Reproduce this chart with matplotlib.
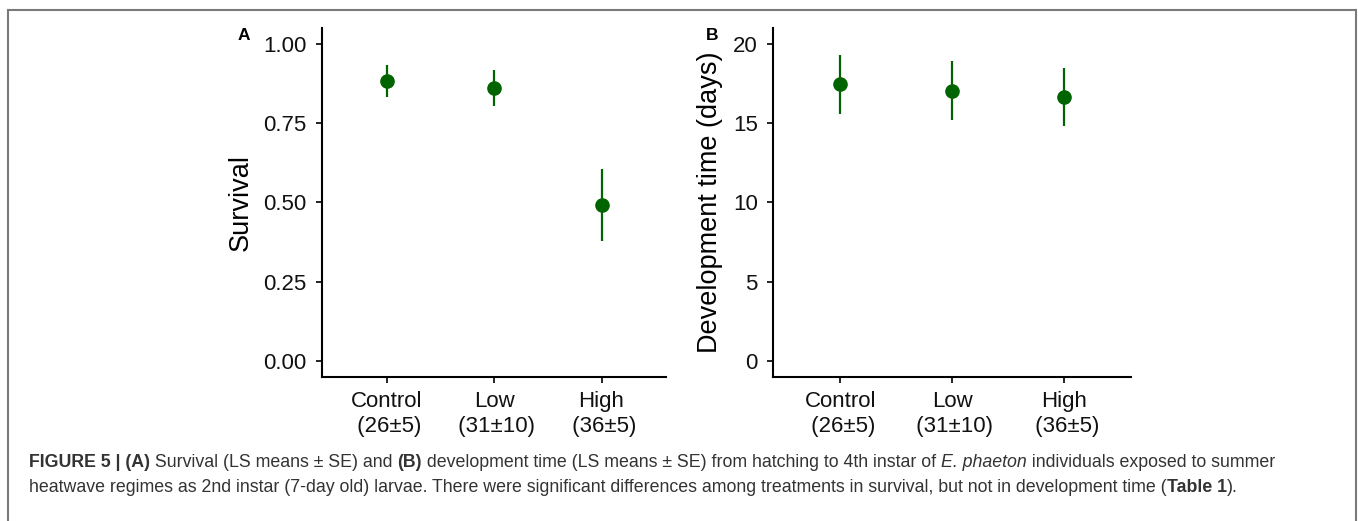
import matplotlib
matplotlib.use("Agg")
import matplotlib.pyplot as plt
from matplotlib import font_manager
from matplotlib.lines import Line2D

# data (LS means with SE limits)
treatments = ["Control\n (26±5)", "Low\n (31±10)", "High\n (36±5)"]
survival_mean = [0.882, 0.860, 0.492]
survival_lo = [0.832, 0.803, 0.379]
survival_hi = [0.934, 0.918, 0.606]
devtime_mean = [17.44, 17.04, 16.63]
devtime_lo = [15.58, 15.20, 14.81]
devtime_hi = [19.28, 18.90, 18.46]

W, H = 1358, 521
GREEN = "#006400"

plt.rcParams['font.family'] = ['Liberation Sans', 'DejaVu Sans']

fig = plt.figure(figsize=(W / 100, H / 100), dpi=100)


def px_axes(left, right, top, bottom):
    return fig.add_axes([left / W, 1 - bottom / H, (right - left) / W, (bottom - top) / H])


def style(ax, ylabel, yticks, ylim):
    ax.set_xlim(-0.6, 2.6)
    ax.set_ylim(*ylim)
    ax.set_xticks(range(len(treatments)))
    ax.set_xticklabels(treatments, fontsize=16, color="#111111", linespacing=1.25)
    ax.set_yticks(yticks)
    for s in ["top", "right"]:
        ax.spines[s].set_visible(False)
    for s in ["left", "bottom"]:
        ax.spines[s].set_linewidth(1.5)
    ax.tick_params(axis="both", length=4.5, width=1.2, labelsize=16,
                   labelcolor="#111111")
    ax.tick_params(axis="x", pad=5.5)
    ax.tick_params(axis="y", pad=6.5)
    ax.set_ylabel(ylabel, fontsize=19.5, labelpad=7)


def draw(ax, mean, lo, hi):
    x = range(len(mean))
    ax.vlines(x, lo, hi, color=GREEN, linewidth=1.6)
    ax.plot(x, mean, "o", color=GREEN, markersize=9.5, linestyle="none")


axA = px_axes(322, 666, 28, 377)
draw(axA, survival_mean, survival_lo, survival_hi)
style(axA, "Survival", [0, 0.25, 0.5, 0.75, 1.0], (-0.05, 1.05))
axA.set_yticklabels(["0.00", "0.25", "0.50", "0.75", "1.00"])

axB = px_axes(773, 1131, 28, 377)
draw(axB, devtime_mean, devtime_lo, devtime_hi)
style(axB, "Development time (days)", [0, 5, 10, 15, 20], (-1, 21))

fig.text(244 / W, 1 - 35.5 / H, "A", fontsize=12.5, fontweight="bold",
         ha="center", va="center")
fig.text(712 / W, 1 - 35.5 / H, "B", fontsize=12.5, fontweight="bold",
         ha="center", va="center")

# frame around figure + caption
frame = "#7a7a7a"
for xs, ys in [([8, 8], [10, H + 5]), ([8, 1356], [10, 10]), ([1356, 1356], [10, H + 5])]:
    fig.add_artist(Line2D([x / W for x in xs], [1 - y / H for y in ys],
                          color=frame, linewidth=1.5))

# caption with bold / italic runs
names = {f.name for f in font_manager.fontManager.ttflist}
cap_family = "Liberation Sans Narrow" if "Liberation Sans Narrow" in names else "Liberation Sans"
cap_color = "#333333"

line1 = [("FIGURE 5 | (A)", "bold", "normal"),
         (" Survival (LS means ± SE) and ", "normal", "normal"),
         ("(B)", "bold", "normal"),
         (" development time (LS means ± SE) from hatching to 4th instar of ", "normal", "normal"),
         ("E. phaeton", "normal", "italic"),
         (" individuals exposed to summer", "normal", "normal")]
line2 = [("heatwave regimes as 2nd instar (7-day old) larvae. There were significant "
          "differences among treatments in survival, but not in development time (", "normal", "normal"),
         ("Table 1", "bold", "normal"),
         (").", "normal", "normal")]

renderer = fig.canvas.get_renderer()


def rich_line(parts, x0, y, size):
    x = x0
    for txt, wt, st in parts:
        t = fig.text(x / W, 1 - y / H, txt, fontsize=size, fontweight=wt,
                     fontstyle=st, family=cap_family, color=cap_color,
                     ha="left", va="baseline")
        bb = t.get_window_extent(renderer)
        x = x + bb.width
    return x


# pick the size so that the first line spans the measured width
size = 14
end = rich_line(line1, 29, -100, size)
size = size * (1283 - 29) / (end - 29)
for t in list(fig.texts)[2:]:
    t.remove()

rich_line(line1, 29, 467, size)
rich_line(line2, 29, 492, size)

fig.savefig("out.png", dpi=100)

_ _ _ _

Count how many lines hold the string "matplotlib" and give that number alone.

RESULT FOR THIS TASK
6